Der Kurswechsel im Weißen Haus und seine nach Einschätzung der US-Geheimdienste mutmaßliche Verstrickung in den Mord des saudischen Journalisten Jamal Khashoggi setzt die Führung in Riad weiter unter Druck, sodass eine Suche nach neuen Märkten in Asien als logische Folge erscheint. China etwa, als zweitgrößter Ölkonsument der Welt, hinterfragt den saudischen Kurs nicht. Beste Voraussetzungen also für engere Handelsbeziehungen mit Peking und weiteren Partnern in Fernost.

Auch Russland zeigt Schwäche

Auch Russland, durch Sanktionen und einen stark abgewerteten Rubel zusätzlich wirtschaftlich geschwächt, setzt weiter auf seine teuren hybriden Kriege in Libyen, Syrien und der Ukraine.
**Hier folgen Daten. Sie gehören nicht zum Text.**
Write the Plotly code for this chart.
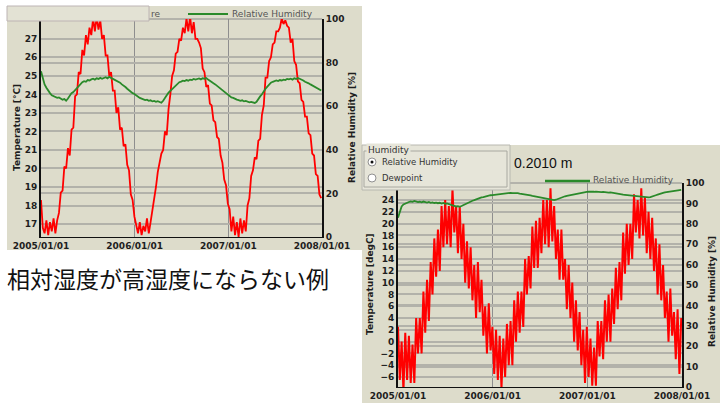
import pandas as pd
import plotly.graph_objects as go

# ---------------- data ----------------
dates = pd.date_range("2005-01-01", periods=157, freq="7D")
year_ticks = ["2005-01-01", "2006-01-01", "2007-01-01", "2008-01-01"]
year_labels = ["2005/01/01", "2006/01/01", "2007/01/01", "2008/01/01"]

# left chart: temperature [degC] (weekly)
temp_a = [
    18.3, 16.8, 16.5, 17.2, 16.4, 17.1, 16.6, 17.3, 16.5, 17.2, 17.6, 18.7, 18.8, 20.1, 20.0, 21.1,
    20.7, 22.1, 22.2, 23.9, 24.0, 25.2, 25.1, 26.4, 26.1, 27.2, 26.7, 27.6, 27.2, 28.1, 27.4, 28.2,
    27.5, 28.0, 27.0, 27.2, 26.1, 26.1, 25.0, 25.2, 24.2, 24.2, 23.0, 23.3, 22.1, 22.2, 21.2, 21.3,
    20.2, 19.9, 18.6, 18.3,
    17.4, 17.0, 16.5, 17.1, 16.4, 16.9, 16.6, 17.3, 16.5, 17.1, 17.7, 18.5, 19.0, 19.8, 20.3, 20.8,
    21.0, 22.0, 21.8, 23.2, 24.0, 25.0, 25.3, 26.2, 26.3, 27.0, 26.9, 27.6, 27.3, 28.1, 27.4, 28.2,
    27.3, 27.9, 27.0, 27.0, 26.8, 26.5, 25.4, 25.2, 24.4, 24.5, 23.5, 23.4, 22.6, 22.5, 21.7, 21.6,
    20.7, 20.3, 19.4, 19.1,
    18.1, 17.8, 16.6, 17.4, 16.4, 17.1, 16.3, 17.3, 16.5, 17.2, 16.6, 18.0, 18.4, 19.6, 19.9, 20.6,
    20.5, 21.5, 21.6, 22.9, 23.4, 24.9, 24.9, 25.8, 26.0, 26.7, 26.8, 27.4, 27.4, 27.6, 28.1, 27.8,
    28.0, 27.7, 27.6, 26.8, 27.0, 25.8, 25.6, 24.7, 24.6, 23.7, 23.6, 22.8, 22.8, 21.9, 21.8, 20.8,
    20.7, 19.7, 19.6, 18.6, 18.4,
]
# left chart: relative humidity [%]
rh_a = [
    76, 73, 70, 68.5, 67, 66, 65, 64.5, 64, 63.8, 64, 63.5, 63, 63.3, 62.5, 63.5,
    64.8, 66, 66.5, 67.5, 68.5, 69, 70.5, 71, 71.5, 71.2, 72, 71.8, 72.3, 72.6, 72.2, 72.8,
    72.5, 73, 72.6, 73, 73.3, 72.8, 73.5, 73, 72.6, 72.2, 71.5, 71.2, 70.8, 70, 69.5, 68.8,
    68, 67.3, 66.5, 66, 65.6,
    65, 64.2, 63.8, 63.5, 63.2, 62.8, 63, 62.5, 62.7, 62.2, 62.4, 62, 62.3, 61.8, 61.6, 62.5,
    64, 65, 66.2, 67, 68, 69, 69.8, 70.5, 71, 71.3, 71.7, 71.5, 72, 71.7, 72.2, 72,
    72.5, 72.2, 72.4, 72.7, 72.3, 72.8, 72.6, 72.9, 72.2, 71.5, 70.8, 70.5, 70, 69.3, 68.5, 68,
    67.3, 66.5, 66, 65.2,
    64.5, 64, 63.8, 63.2, 63, 62.8, 62.5, 62.7, 62.2, 62.4, 62, 61.8, 62, 61.6, 61.5, 62,
    63.5, 64.5, 65.5, 67, 68, 69, 70, 70.8, 71.2, 71.5, 71.8, 71.5, 72, 71.8, 72.2, 72,
    72.5, 72.3, 72.6, 72.2, 72.8, 72.5, 72.9, 72.6, 72.3, 71.8, 71.2, 71, 70.5, 70, 69.5, 69,
    68.5, 68.2, 67.8, 67.2,
]
# right chart: temperature [degC]
temp_b = [
    2.5, -6.5, 0, -8.5, 1.5, -6.5, 1, -7, -0.5, -7, 4, -2, 4, -2, 8.5, 1.5,
    10.5, 3.5, 13.5, 8, 17.5, 11, 19, 12, 23, 16, 24, 16.5, 23, 16, 26, 18.5,
    23, 15, 23, 14, 20, 10, 17, 9, 16, 7, 13, 4, 13.5, 5, 10.5, 1,
    6, -2, 6.5, -1.5, 2.5,
    -5.5, 2, -6.5, 1, -8, 0.5, -6, 3, -4, 3.5, -4, 7, 0, 8.5, 1.5, 8.5,
    2.5, 14, 8, 14.5, 9, 19.5, 12.5, 20.5, 12.5, 21, 15, 24, 16.5, 24, 16, 26,
    17, 23, 14, 19, 10.5, 19, 10.5, 14, 5.5, 13, 4, 10, 0, 7, -1.5, 5,
    -4, 2, -7, 2.5,
    -6, 0.5, -7.5, -1, -7.5, 3.5, -2.5, 3.5, -3, 7, 0, 8, 0, 9, 3, 12.5,
    5.5, 13.5, 7, 18.5, 11.5, 20, 13, 20, 14, 25, 18.5, 24, 17.5, 26, 18, 24.5,
    15, 22, 14, 21, 12, 17.5, 8, 16.5, 7, 13, 4, 8.5, 0, 9, 1, 5,
    -3, 5.5, -5.5, 4,
]
# right chart: relative humidity [%]
rh_b = [
    83, 86.5, 88.5, 89.5, 90, 90.5, 90.7, 91, 90.8, 91.2, 91, 90.6, 90.8, 90.5, 90.9, 90.6,
    90.4, 90.7, 90.3, 90.5, 90.2, 90.4, 90.1, 90.3, 89.9, 90.2, 89.8, 90, 89.6, 89.3, 89, 88.8,
    88.5, 88.6, 88.3, 88.7, 89.2, 89.6, 90.1, 90.5, 90.9, 91.3, 91.6, 92, 92.3, 92.6, 92.9, 93.1,
    93.4, 93.6, 93.8, 94, 94.1,
    94.2, 94.4, 94.5, 94.7, 94.8, 94.9, 95, 95.1, 95, 95.2, 95, 95.1, 94.9, 95, 94.8, 94.7,
    94.5, 94.4, 94.2, 94, 93.9, 93.7, 93.5, 93.4, 93.3, 93.2, 93, 92.7, 92.5, 92.3, 92, 91.9,
    91.7, 91.6, 91.8, 92.2, 92.5, 92.9, 93.2, 93.5, 93.7, 93.9, 94.1, 94.3, 94.5, 94.7, 94.9, 95.1,
    95.3, 95.4, 95.5, 95.6,
    95.7, 95.6, 95.8, 95.7, 95.8, 95.6, 95.7, 95.5, 95.6, 95.4, 95.5, 95.3, 95.4, 95.2, 95.1, 94.9,
    94.8, 94.6, 94.5, 94.3, 94.2, 94.1, 94, 93.8, 93.7, 93.5, 93.4, 93.3, 93.2, 93.1, 93, 93,
    92.9, 93, 93.1, 93.3, 93.6, 94, 94.3, 94.7, 95, 95.2, 95.4, 95.5, 95.6, 95.7, 95.9, 96,
    96.2, 96.3, 96.4, 96.6,
]
temp_ticks_a = list(range(17, 28))
rh_ticks_a = [0, 20, 40, 60, 80, 100]
temp_ticks_b = list(range(-6, 25, 2))
rh_ticks_b = list(range(0, 101, 10))

# ---------------- style ----------------
W, H = 720, 403
BG = "#dddccb"
GRID = "#b2b2aa"
RED = "#ff0000"
GREEN = "#2a8a2a"
TICKFONT = dict(family="DejaVu Sans", size=9, color="#1e1e1e", weight="bold")


def fx(x):
    return x / W


def fy(y):
    return 1 - y / H


fig = go.Figure()
fig.add_trace(go.Scatter(x=dates, y=temp_a, mode="lines", line=dict(color=RED, width=1.8),
                         xaxis="x", yaxis="y", hoverinfo="skip"))
fig.add_trace(go.Scatter(x=dates, y=rh_a, mode="lines", line=dict(color=GREEN, width=1.8),
                         xaxis="x", yaxis="y2", hoverinfo="skip"))
fig.add_trace(go.Scatter(x=dates, y=temp_b, mode="lines", line=dict(color=RED, width=2.0),
                         xaxis="x2", yaxis="y3", hoverinfo="skip"))
fig.add_trace(go.Scatter(x=dates, y=rh_b, mode="lines", line=dict(color=GREEN, width=1.8),
                         xaxis="x2", yaxis="y4", hoverinfo="skip"))

xcommon = dict(type="date", tickvals=year_ticks, ticktext=year_labels, showgrid=True,
               gridcolor="#8e8e8e", gridwidth=1, showline=True, linecolor="#111111",
               linewidth=1, ticks="", ticklen=0, tickfont=TICKFONT, zeroline=False,
               automargin=False, range=["2005-01-01", "2008-01-01"])
ycommon = dict(showgrid=True, gridcolor=GRID, gridwidth=2, showline=True, automargin=False,
               linecolor="#111111", linewidth=2, ticks="", ticklen=0, tickfont=TICKFONT,
               zeroline=False)

fig.update_layout(
    width=W, height=H, margin=dict(l=0, r=0, t=0, b=0, autoexpand=False),
    paper_bgcolor="white", plot_bgcolor="rgba(0,0,0,0)", showlegend=False,
    xaxis=dict(domain=[fx(41), fx(322)], anchor="y", **xcommon),
    yaxis=dict(domain=[fy(237), fy(19)], range=[16.3, 28.07], tickvals=temp_ticks_a, **ycommon),
    yaxis2=dict(overlaying="y", side="right", anchor="x", range=[0, 100],
                tickvals=rh_ticks_a, **ycommon),
    xaxis2=dict(domain=[fx(398), fx(682)], anchor="y3", **xcommon),
    yaxis3=dict(domain=[fy(387), fy(183)], range=[-7.7, 26.9], tickvals=temp_ticks_b,
                anchor="x2", **ycommon),
    yaxis4=dict(overlaying="y3", side="right", anchor="x2", range=[0, 100],
                tickvals=rh_ticks_b, **ycommon),
)

shapes = []
# panel backgrounds
shapes.append(dict(type="rect", xref="paper", yref="paper", x0=fx(7), x1=fx(362), y0=fy(250),
                   y1=fy(6), fillcolor=BG, line=dict(width=0), layer="below"))
shapes.append(dict(type="rect", xref="paper", yref="paper", x0=fx(362), x1=fx(720), y0=fy(403),
                   y1=fy(145), fillcolor=BG, line=dict(width=0), layer="below"))
# plot top borders
shapes.append(dict(type="line", xref="paper", yref="paper", x0=fx(41), x1=fx(322), y0=fy(19),
                   y1=fy(19), line=dict(color="#8a8a8a", width=1), layer="below"))
shapes.append(dict(type="line", xref="paper", yref="paper", x0=fx(398), x1=fx(682), y0=fy(183),
                   y1=fy(183), line=dict(color="#8a8a8a", width=1), layer="below"))
# overlapping box on the left chart
shapes.append(dict(type="rect", xref="paper", yref="paper", x0=fx(7), x1=fx(149), y0=fy(21),
                   y1=fy(6), fillcolor="#e3e2d4", line=dict(color="#bdb4b4", width=1)))
# legend sample lines
shapes.append(dict(type="line", xref="paper", yref="paper", x0=fx(188), x1=fx(228), y0=fy(14),
                   y1=fy(14), line=dict(color=GREEN, width=2)))
shapes.append(dict(type="line", xref="paper", yref="paper", x0=fx(545), x1=fx(590), y0=fy(181),
                   y1=fy(181), line=dict(color=GREEN, width=2.5)))
# Humidity group box
shapes.append(dict(type="rect", xref="paper", yref="paper", x0=fx(362), x1=fx(510), y0=fy(190),
                   y1=fy(145), fillcolor="#e6e5d9", line=dict(color="#b8b8b0", width=1)))
shapes.append(dict(type="rect", xref="paper", yref="paper", x0=fx(364), x1=fx(507), y0=fy(187),
                   y1=fy(151), fillcolor="rgba(0,0,0,0)", line=dict(color="#a8a8a0", width=1)))
# radio buttons
for cy in (162, 178):
    shapes.append(dict(type="circle", xref="paper", yref="paper", x0=fx(368), x1=fx(376),
                       y0=fy(cy + 4), y1=fy(cy - 4), fillcolor="white",
                       line=dict(color="#909090", width=1)))
shapes.append(dict(type="circle", xref="paper", yref="paper", x0=fx(370.5), x1=fx(373.5),
                   y0=fy(163.5), y1=fy(160.5), fillcolor="#111111", line=dict(width=0)))
fig.update_layout(shapes=shapes)

ann = []


def text(x, y, s, size=9, color="#1e1e1e", xanchor="left", angle=0, weight="normal",
         family="DejaVu Sans", bg=None):
    d = dict(xref="paper", yref="paper", x=fx(x), y=fy(y), text=s, showarrow=False,
             xanchor=xanchor, yanchor="middle", textangle=angle, align="left",
             font=dict(family=family, size=size, color=color, weight=weight))
    if bg:
        d["bgcolor"] = bg
    ann.append(d)


# axis titles
text(17, 128, "Temperature [°C]", angle=-90, xanchor="center", weight="bold")
text(352, 128, "Relative Humidity [%]", angle=-90, xanchor="center", weight="bold")
text(370, 284, "Temperature [degC]", angle=-90, xanchor="center", weight="bold")
text(712, 292, "Relative Humidity [%]", angle=-90, xanchor="center", weight="bold")
# legends
text(149, 14, "re", size=9, color="#555555")
text(230, 14, "Relative Humidity", size=9, color="#555555")
text(591, 180, "Relative Humidity", size=9, color="#555555")
# group box
text(366, 150, "Humidity", size=9, color="#333333", bg="#e6e5d9")
text(380, 162, "Relative Humidity", size=8.5, color="#333333")
text(380, 178, "Dewpoint", size=8.5, color="#333333")
text(512, 163, "0.2010 m", size=14, color="#111111", family="Liberation Sans")
# caption
text(5, 278, "相対湿度が高湿度にならない例", size=23, color="#111111",
     family="Noto Sans CJK JP")
fig.update_layout(annotations=ann)

fig.write_html("out.html", config={"displayModeBar": False},
               post_script="document.body.style.margin='0px';document.body.style.overflow='hidden';")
Neues Ungemach droht bei der Ostseepipeline Nord Stream 2, die zwischen Weiterbau und Erdgasboykott steht. Sie entwickelt sich immer mehr zu einem kapitalen Konfliktfaktor zwischen den USA, Russland und Europa und bei einem Stopp von Nord Stream 2 auch zwischen Kiew und Moskau eine neue Eskalation auslösen können.

Die Vergiftung und Festnahme des Regimekritikers Alexej Nawalny lösten massive Proteste in ganz Russland aus und haben sich für Putin gleichzeitig zu einem internationalen Problem entwickelt, während bereits über seine Nachfolge spekuliert wird. Ginge es nach der konservativen Machtelite im Kreml, würde sie auf den derzeitigen Verteidigungsminister Sergei Schoigu übergehen – ein Hardliner, der Russlands wirtschaftliche und politische Abwendung von Europa und stärkere Orientierung nach Asien weiter befördern dürfte.

Europas Abhängigkeit 

Für Europa sind das keine guten Zeichen: Als weltweit nach China zweitgrößter Importeur fossiler Brennstoffe steht Europa beim energiepolitischen „Great game“ im Abseits, muss eine immer teurer werdende Energiewende bewältigen und einen drohenden Blackout seiner Stromnetze abwenden. Europas Abhängigkeit von importierter Energie hat ihren Preis – auch politisch, wie der Fall Russland zeigt. Es verliert bei Moskaus und Riads „pivot to Asia“ weiter an Attraktivität und wird von beiden als nicht mehr zuverlässiger Partner, sondern allenfalls als hochpreisiger Absatzmarkt betrachtet. 

Jedes Opec-Treffen, jedes erratische Drehen an der Nachfrage – und Preisschraube sollte daher für das energie- und sicherheitspolitisch schwache Europa auch ein „reminder“ sein, welche künftige globale Rolle es angesichts dieser geopolitischen Vorzeichen spielen will. Ein kluger Zug wäre sowohl ein europäischer „pivot to Africa“, der gerade sein wirtschaftliches Potential in einer Energie- und Klimapartnerschaft auf dem afrikanischen Wachstumsmarkt entfachen kann, als auch frühzeitig Antworten auf die geopolitischen Kollateralschäden der Dekarbonisierung zu finden, die die Ölförderstaaten langfristig einzuholen droht.